| What you have to do |
Search the material for "matplotlib" and show all lines that contain it.

— start —

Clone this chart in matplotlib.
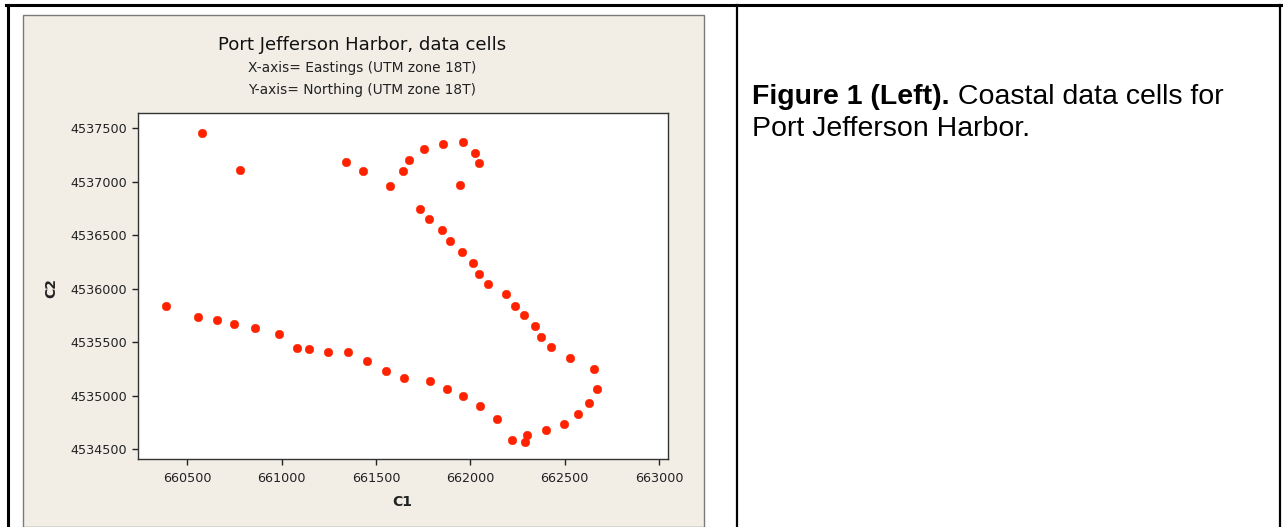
import matplotlib
matplotlib.use("Agg")
import matplotlib.pyplot as plt
from matplotlib.lines import Line2D
from matplotlib.patches import Rectangle

# ---- data (UTM eastings / northings of coastal data cells) ----
easting = [
    660576, 660781,
    661341, 661434, 661574, 661642, 661674, 661755, 661856, 661962, 662024, 662045, 661944,
    661736, 661780, 661851, 661895, 661957, 662013, 662045, 662096, 662190, 662239,
    662283, 662345, 662377, 662428, 662529, 662654,
    662674, 662628, 662573, 662497, 662404, 662303, 662290, 662221,
    662144, 662050, 661962, 661876, 661788, 661648, 661554, 661453, 661353, 661245,
    661145, 661083, 660987, 660857, 660749, 660656, 660555, 660386,
]
northing = [
    4537459, 4537110,
    4537188, 4537098, 4536958, 4537098, 4537201, 4537304, 4537356, 4537369, 4537266, 4537176, 4536970,
    4536743, 4536650, 4536550, 4536444, 4536341, 4536238, 4536138, 4536048, 4535949, 4535842,
    4535752, 4535650, 4535547, 4535456, 4535353, 4535253,
    4535061, 4534930, 4534827, 4534736, 4534674, 4534627, 4534568, 4534584,
    4534777, 4534905, 4534995, 4535061, 4535136, 4535164, 4535229, 4535319, 4535409, 4535409,
    4535431, 4535444, 4535575, 4535636, 4535674, 4535711, 4535739, 4535842,
]
x_ticks = [660500, 661000, 661500, 662000, 662500, 663000]
y_ticks = [4534500, 4535000, 4535500, 4536000, 4536500, 4537000, 4537500]

title = "Port Jefferson Harbor, data cells"
subtitle1 = "X-axis= Eastings (UTM zone 18T)"
subtitle2 = "Y-axis= Northing (UTM zone 18T)"
caption_bold = "Figure 1 (Left)."
caption_rest = " Coastal data cells for"
caption_line2 = "Port Jefferson Harbor."

W, H = 1283, 527
fig = plt.figure(figsize=(W / 100, H / 100), dpi=100, facecolor="white")

def fx(px):
    return px / W

def fy(py):
    return 1 - py / H

# beige chart panel
fig.add_artist(Rectangle((fx(23), 0), fx(704) - fx(23), fy(15), transform=fig.transFigure,
                         facecolor="#F2EEE6", edgecolor="#7a7a7a", linewidth=1.0, zorder=0))

# table borders
for (x0, y0, x1, y1, lw) in [(6, 5, 1281, 5, 2.2), (8, 5, 8, 527, 2.2),
                              (737, 5, 737, 527, 1.6), (1280, 5, 1280, 527, 1.6)]:
    fig.add_artist(Line2D([fx(x0), fx(x1)], [fy(y0), fy(y1)], transform=fig.transFigure,
                          color="black", linewidth=lw, zorder=1))

ax = fig.add_axes([fx(138), fy(459.3), fx(668) - fx(138), fy(113) - fy(459.3)])
ax.set_facecolor("white")
ax.plot(easting, northing, linestyle="none", marker="o", markersize=6.2,
        markerfacecolor="#FF2200", markeredgecolor="#FF2200", markeredgewidth=0.3)
ax.set_xlim(660239, 663048)
ax.set_ylim(4534404, 4537643)
ax.set_xticks(x_ticks)
ax.set_yticks(y_ticks)
ax.set_xticklabels([str(v) for v in x_ticks])
ax.set_yticklabels([str(v) for v in y_ticks])
ax.tick_params(axis="both", direction="out", length=4, width=1, color="#222222",
               labelsize=9.2, labelcolor="#222222")
ax.tick_params(axis="x", pad=5)
ax.tick_params(axis="y", pad=4)
for s in ax.spines.values():
    s.set_color("#333333")
    s.set_linewidth(1.0)

fig.text(fx(402), fy(502), "C1", ha="center", va="center", fontsize=10, fontweight="bold",
         color="#222222")
fig.text(fx(51), fy(288), "C2", ha="center", va="center", fontsize=10, fontweight="bold",
         rotation=90, color="#222222")

fig.text(fx(362), fy(45), title, ha="center", va="center", fontsize=13.1, color="#111111")
fig.text(fx(362), fy(68), subtitle1, ha="center", va="center", fontsize=9.9, color="#222222")
fig.text(fx(362), fy(90), subtitle2, ha="center", va="center", fontsize=9.9, color="#222222")

cap_font = ["Liberation Sans", "DejaVu Sans"]
cap_size = 20.5
tb = fig.text(fx(752), fy(97), caption_bold, ha="left", va="center", fontsize=cap_size,
              fontweight="bold", family=cap_font)
fig.canvas.draw()
bb = tb.get_window_extent(renderer=fig.canvas.get_renderer())
fig.text(bb.x1 / W, fy(97), caption_rest, ha="left", va="center", fontsize=cap_size,
         family=cap_font)
fig.text(fx(752), fy(129), caption_line2, ha="left", va="center", fontsize=cap_size,
         family=cap_font)

fig.savefig("out.png", dpi=100, facecolor="white")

— end —

| Solution to this problem |
Clone this chart in matplotlib.
import matplotlib
matplotlib.use("Agg")
import matplotlib.pyplot as plt
from matplotlib.lines import Line2D
from matplotlib.patches import Rectangle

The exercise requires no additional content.